Bisnis.com, JAKARTA – Direktur Jenderal Perdagangan Dalam Negeri Kementerian Perdagangan Oke Nurwan mengatakan bahwa usulan segmentasi pasar unggas memerlukan kajian yang komprehensif sebelum diterapkan.
Upaya pengendalian yang dilakukan sejauh ini adalah melakukan kalkulasi kebutuhan dan pasokan yang tepat, serta pengurangan populasi.
“Preferensi masyarakat yang cenderung lebih menyukai konsumsi daging ayam segar menyebabkan peternak skala besar enggan membangun cold storage dan RPHU [rumah potong hewan unggas],” kata Oke, Senin (11/10/2021).

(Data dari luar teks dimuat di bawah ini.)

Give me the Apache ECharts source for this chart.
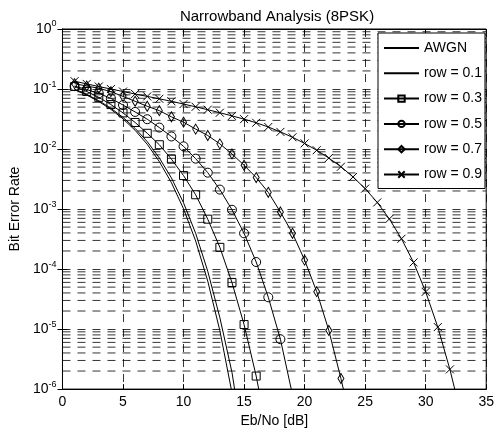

Sejauh ini, usulan kebijakan untuk menyelesaikan masalah sektor perunggasan mencakup pengendalian importasi bibit ayam melalui larangan impor grand parent stock (GPS) untuk meminimalisir kelebihan suplai.
Pasokan berlebih saat ini dinilai terjadi akibat alokasi kuota impor GPS sebanyak 675.999 ekor pada 2020.
Meskipun realisasi kuota impor 2020 telah dikurangi sebanyak 31.001 ekor dari 2019 yang mencapai 707.000 ekor, data menunjukkan kelebihan GPS masih mencapai 53.229 ekor.
Baca Juga
“Selain itu, perlu adanya instrumen bagi pemerintah dalam melakukan intervensi melalui BUMN pada komoditas perunggasan, seperti Bulog pada komoditas beras,” tambah Oke.
Direktur Jenderal Peternakan dan Kesehatan Hewan Kementerian Pertanian Nasrullah belum bisa berkomentar lebih jauh soal usulan segmentasi pasar. Dia mengatakan bahwa Kementerian Pertanian masih mempelajari tuntutan yang disuarakan peternak.
“Saya belum terima hasil lengkapnya, nanti kami akan kaji sebelum mengeluarkan pernyataan. Selain itu, alokasi impor GPS untuk 2022 belum diputuskan,” katanya.